▶ [YOUR INSTRUCTIONS]
In the listing below, count the lines with "this" and report only the figure.

▶ [DATA FOR THE TASK]
◇ ◇ ◇ ◇
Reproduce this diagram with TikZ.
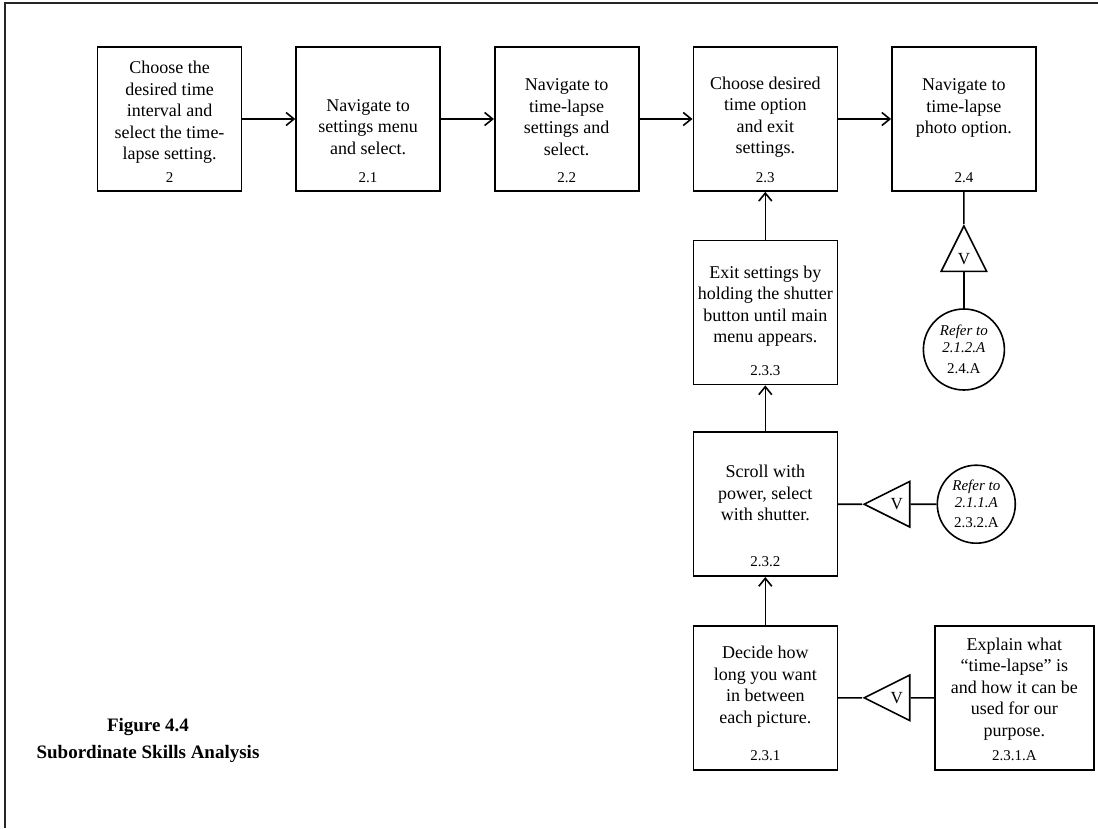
◇ ◇ ◇ ◇
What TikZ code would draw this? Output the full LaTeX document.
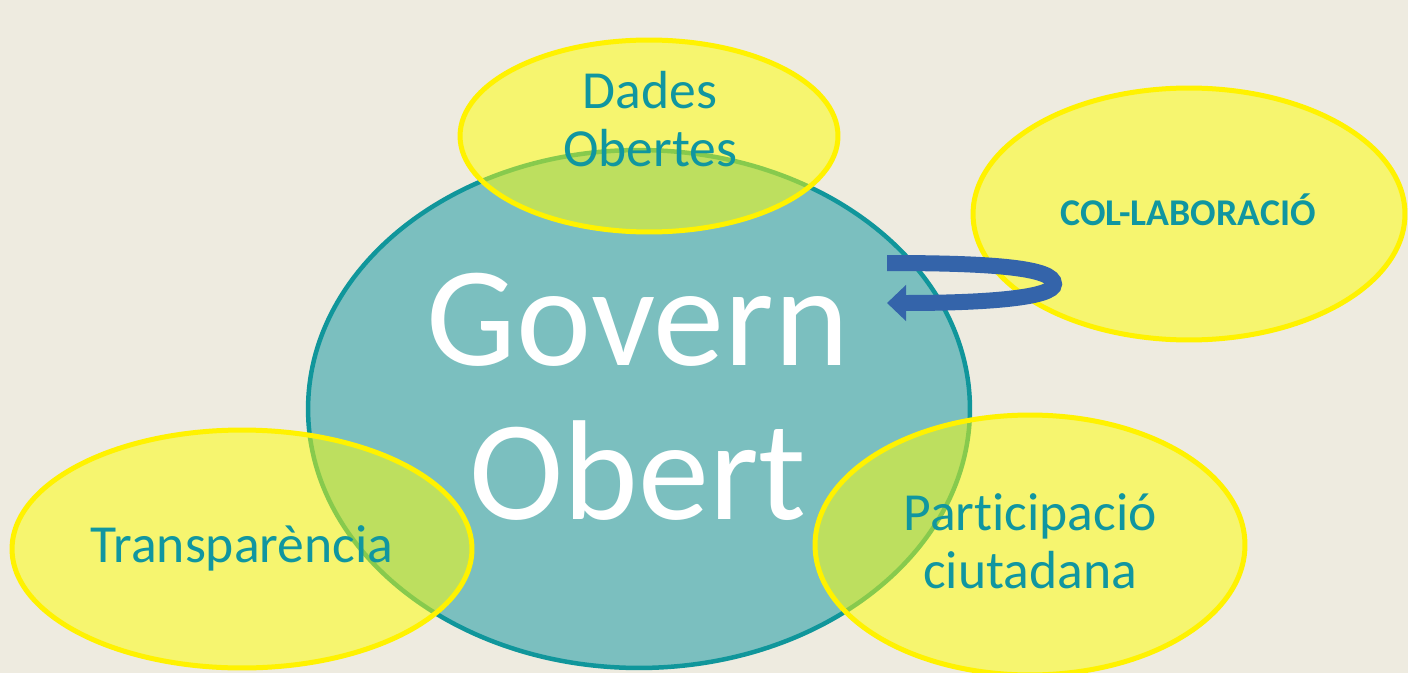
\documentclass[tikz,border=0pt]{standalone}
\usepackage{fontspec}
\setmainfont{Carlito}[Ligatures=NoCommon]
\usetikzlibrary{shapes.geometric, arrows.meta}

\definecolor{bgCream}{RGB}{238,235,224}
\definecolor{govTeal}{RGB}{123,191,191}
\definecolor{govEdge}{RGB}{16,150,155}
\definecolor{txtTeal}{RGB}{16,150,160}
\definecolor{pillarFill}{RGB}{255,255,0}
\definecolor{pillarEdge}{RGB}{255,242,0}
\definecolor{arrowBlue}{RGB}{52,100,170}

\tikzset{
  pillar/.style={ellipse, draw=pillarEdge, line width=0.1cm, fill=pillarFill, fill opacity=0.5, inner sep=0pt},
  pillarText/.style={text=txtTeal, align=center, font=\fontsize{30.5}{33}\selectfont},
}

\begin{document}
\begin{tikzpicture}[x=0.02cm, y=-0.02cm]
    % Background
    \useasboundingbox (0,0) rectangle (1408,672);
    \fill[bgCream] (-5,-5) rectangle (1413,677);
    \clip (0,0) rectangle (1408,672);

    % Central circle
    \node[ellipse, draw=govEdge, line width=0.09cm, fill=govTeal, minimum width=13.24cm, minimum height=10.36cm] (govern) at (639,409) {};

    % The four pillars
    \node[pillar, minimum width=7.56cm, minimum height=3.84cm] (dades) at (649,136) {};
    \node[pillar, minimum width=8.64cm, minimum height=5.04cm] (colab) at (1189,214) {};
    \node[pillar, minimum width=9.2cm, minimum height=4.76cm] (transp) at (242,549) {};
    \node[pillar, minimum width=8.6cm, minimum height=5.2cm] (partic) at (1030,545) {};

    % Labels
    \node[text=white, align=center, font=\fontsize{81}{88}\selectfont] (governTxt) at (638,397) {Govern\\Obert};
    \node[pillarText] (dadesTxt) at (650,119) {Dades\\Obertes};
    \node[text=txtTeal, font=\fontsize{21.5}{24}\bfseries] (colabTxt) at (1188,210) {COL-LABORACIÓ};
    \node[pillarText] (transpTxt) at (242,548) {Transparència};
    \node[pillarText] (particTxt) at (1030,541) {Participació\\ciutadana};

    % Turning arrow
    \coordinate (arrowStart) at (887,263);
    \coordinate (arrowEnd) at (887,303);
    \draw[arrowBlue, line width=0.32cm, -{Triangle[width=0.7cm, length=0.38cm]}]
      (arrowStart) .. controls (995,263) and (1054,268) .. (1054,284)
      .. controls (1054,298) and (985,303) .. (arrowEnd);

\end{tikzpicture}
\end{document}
◇ ◇ ◇ ◇
▶ [COMPLETE OUTPUT]
2